## What to do
Leaving out every picture, quote the data below exactly as it appears.

## Given data

********

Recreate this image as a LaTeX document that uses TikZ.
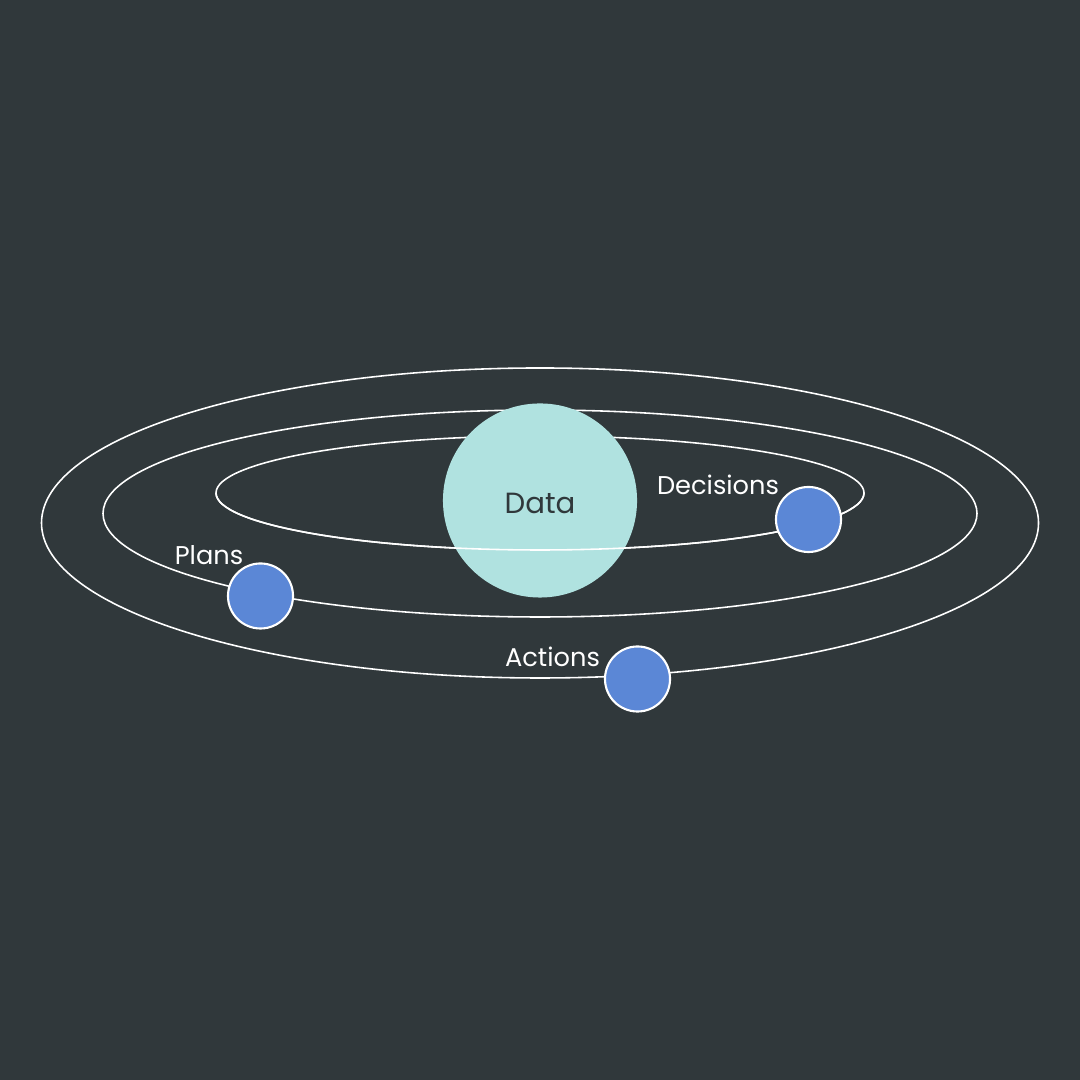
\documentclass[tikz,border=0pt]{standalone}
\usepackage{fontspec}
\setmainfont{Poppins}
\definecolor{bgslate}{HTML}{30383B}
\definecolor{datafill}{HTML}{B0E2E0}
\definecolor{planetblue}{HTML}{5B87D6}

\begin{document}
\begin{tikzpicture}[x=0.01cm, y=0.01cm,
  orbit/.style={draw=white, line width=0.45pt},
  planet/.style={circle, fill=planetblue, draw=white, line width=0.6pt, minimum size=0.65cm, inner sep=0},
  tag/.style={text=white, inner sep=0, font=\fontsize{7.3}{9}\selectfont}]
  \fill [bgslate] (0,0) rectangle (1080,1080);
  \useasboundingbox (0,0) rectangle (1080,1080);
  % orbits
  \draw [orbit] (540,557) ellipse [x radius=498.5, y radius=155];
  \draw [orbit] (540,566.5) ellipse [x radius=437, y radius=103.5];
  \draw [orbit] (540,587) ellipse [x radius=324, y radius=57];
  % centre
  \node (data) [circle, fill=datafill, minimum size=1.94cm, inner sep=0] at (540,579.5) {};
  \node [text=bgslate, inner sep=0, font=\fontsize{8.3}{10}\selectfont] at (540,577) {Data};
  % front half of inner orbit
  \draw [orbit] (216,587) arc [start angle=180, end angle=360, x radius=324, y radius=57];
  % planets
  \node (decisions) [planet] at (808.5,560.5) {};
  \node (plans) [planet] at (260.5,484) {};
  \node (actions) [planet] at (637.5,401) {};
  \node [tag] at (718,595) {Decisions};
  \node [tag] at (209,525) {Plans};
  \node [tag] at (552.5,423) {Actions};
\end{tikzpicture}
\end{document}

********

## Written solution
Recreate this image as a LaTeX document that uses TikZ.
\documentclass[tikz,border=0pt]{standalone}
\usepackage{fontspec}
\setmainfont{Poppins}
\definecolor{bgslate}{HTML}{30383B}
\definecolor{datafill}{HTML}{B0E2E0}
\definecolor{planetblue}{HTML}{5B87D6}

\begin{document}
\begin{tikzpicture}[x=0.01cm, y=0.01cm,
  orbit/.style={draw=white, line width=0.45pt},
  planet/.style={circle, fill=planetblue, draw=white, line width=0.6pt, minimum size=0.65cm, inner sep=0},
  tag/.style={text=white, inner sep=0, font=\fontsize{7.3}{9}\selectfont}]
  \fill [bgslate] (0,0) rectangle (1080,1080);
  \useasboundingbox (0,0) rectangle (1080,1080);
  % orbits
  \draw [orbit] (540,557) ellipse [x radius=498.5, y radius=155];
  \draw [orbit] (540,566.5) ellipse [x radius=437, y radius=103.5];
  \draw [orbit] (540,587) ellipse [x radius=324, y radius=57];
  % centre
  \node (data) [circle, fill=datafill, minimum size=1.94cm, inner sep=0] at (540,579.5) {};
  \node [text=bgslate, inner sep=0, font=\fontsize{8.3}{10}\selectfont] at (540,577) {Data};
  % front half of inner orbit
  \draw [orbit] (216,587) arc [start angle=180, end angle=360, x radius=324, y radius=57];
  % planets
  \node (decisions) [planet] at (808.5,560.5) {};
  \node (plans) [planet] at (260.5,484) {};
  \node (actions) [planet] at (637.5,401) {};
  \node [tag] at (718,595) {Decisions};
  \node [tag] at (209,525) {Plans};
  \node [tag] at (552.5,423) {Actions};
\end{tikzpicture}
\end{document}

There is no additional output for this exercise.